Each line below should be quoted exactly, please.
* begin *
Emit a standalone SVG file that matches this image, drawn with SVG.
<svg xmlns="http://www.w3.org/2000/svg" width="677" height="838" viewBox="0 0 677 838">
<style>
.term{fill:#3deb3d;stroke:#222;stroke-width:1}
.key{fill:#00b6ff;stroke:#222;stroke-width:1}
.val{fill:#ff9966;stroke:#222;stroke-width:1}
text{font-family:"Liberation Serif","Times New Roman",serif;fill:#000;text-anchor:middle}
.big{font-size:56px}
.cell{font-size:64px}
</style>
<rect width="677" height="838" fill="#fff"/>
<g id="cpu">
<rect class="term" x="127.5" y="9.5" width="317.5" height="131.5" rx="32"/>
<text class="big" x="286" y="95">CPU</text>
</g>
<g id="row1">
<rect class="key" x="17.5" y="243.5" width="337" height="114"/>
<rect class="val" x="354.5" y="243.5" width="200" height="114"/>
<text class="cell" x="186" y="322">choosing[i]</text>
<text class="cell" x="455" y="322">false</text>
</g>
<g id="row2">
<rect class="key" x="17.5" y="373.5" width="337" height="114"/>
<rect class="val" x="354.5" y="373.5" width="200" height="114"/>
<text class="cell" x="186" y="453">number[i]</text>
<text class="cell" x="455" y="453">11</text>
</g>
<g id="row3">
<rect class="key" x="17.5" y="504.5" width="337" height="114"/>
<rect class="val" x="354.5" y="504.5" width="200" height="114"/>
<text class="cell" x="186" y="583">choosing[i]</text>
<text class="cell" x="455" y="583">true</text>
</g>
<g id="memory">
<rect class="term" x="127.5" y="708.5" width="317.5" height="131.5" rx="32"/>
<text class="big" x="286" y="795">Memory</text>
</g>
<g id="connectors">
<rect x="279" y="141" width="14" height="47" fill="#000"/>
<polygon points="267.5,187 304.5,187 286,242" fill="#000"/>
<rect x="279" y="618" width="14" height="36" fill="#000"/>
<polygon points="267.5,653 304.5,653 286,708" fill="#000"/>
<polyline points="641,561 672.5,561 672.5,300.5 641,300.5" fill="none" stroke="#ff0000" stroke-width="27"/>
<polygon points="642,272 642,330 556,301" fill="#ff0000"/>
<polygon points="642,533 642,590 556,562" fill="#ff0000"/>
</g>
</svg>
* end *
# Reply to the task:
Emit a standalone SVG file that matches this image, drawn with SVG.
<svg xmlns="http://www.w3.org/2000/svg" width="677" height="838" viewBox="0 0 677 838">
<style>
.term{fill:#3deb3d;stroke:#222;stroke-width:1}
.key{fill:#00b6ff;stroke:#222;stroke-width:1}
.val{fill:#ff9966;stroke:#222;stroke-width:1}
text{font-family:"Liberation Serif","Times New Roman",serif;fill:#000;text-anchor:middle}
.big{font-size:56px}
.cell{font-size:64px}
</style>
<rect width="677" height="838" fill="#fff"/>
<g id="cpu">
<rect class="term" x="127.5" y="9.5" width="317.5" height="131.5" rx="32"/>
<text class="big" x="286" y="95">CPU</text>
</g>
<g id="row1">
<rect class="key" x="17.5" y="243.5" width="337" height="114"/>
<rect class="val" x="354.5" y="243.5" width="200" height="114"/>
<text class="cell" x="186" y="322">choosing[i]</text>
<text class="cell" x="455" y="322">false</text>
</g>
<g id="row2">
<rect class="key" x="17.5" y="373.5" width="337" height="114"/>
<rect class="val" x="354.5" y="373.5" width="200" height="114"/>
<text class="cell" x="186" y="453">number[i]</text>
<text class="cell" x="455" y="453">11</text>
</g>
<g id="row3">
<rect class="key" x="17.5" y="504.5" width="337" height="114"/>
<rect class="val" x="354.5" y="504.5" width="200" height="114"/>
<text class="cell" x="186" y="583">choosing[i]</text>
<text class="cell" x="455" y="583">true</text>
</g>
<g id="memory">
<rect class="term" x="127.5" y="708.5" width="317.5" height="131.5" rx="32"/>
<text class="big" x="286" y="795">Memory</text>
</g>
<g id="connectors">
<rect x="279" y="141" width="14" height="47" fill="#000"/>
<polygon points="267.5,187 304.5,187 286,242" fill="#000"/>
<rect x="279" y="618" width="14" height="36" fill="#000"/>
<polygon points="267.5,653 304.5,653 286,708" fill="#000"/>
<polyline points="641,561 672.5,561 672.5,300.5 641,300.5" fill="none" stroke="#ff0000" stroke-width="27"/>
<polygon points="642,272 642,330 556,301" fill="#ff0000"/>
<polygon points="642,533 642,590 556,562" fill="#ff0000"/>
</g>
</svg>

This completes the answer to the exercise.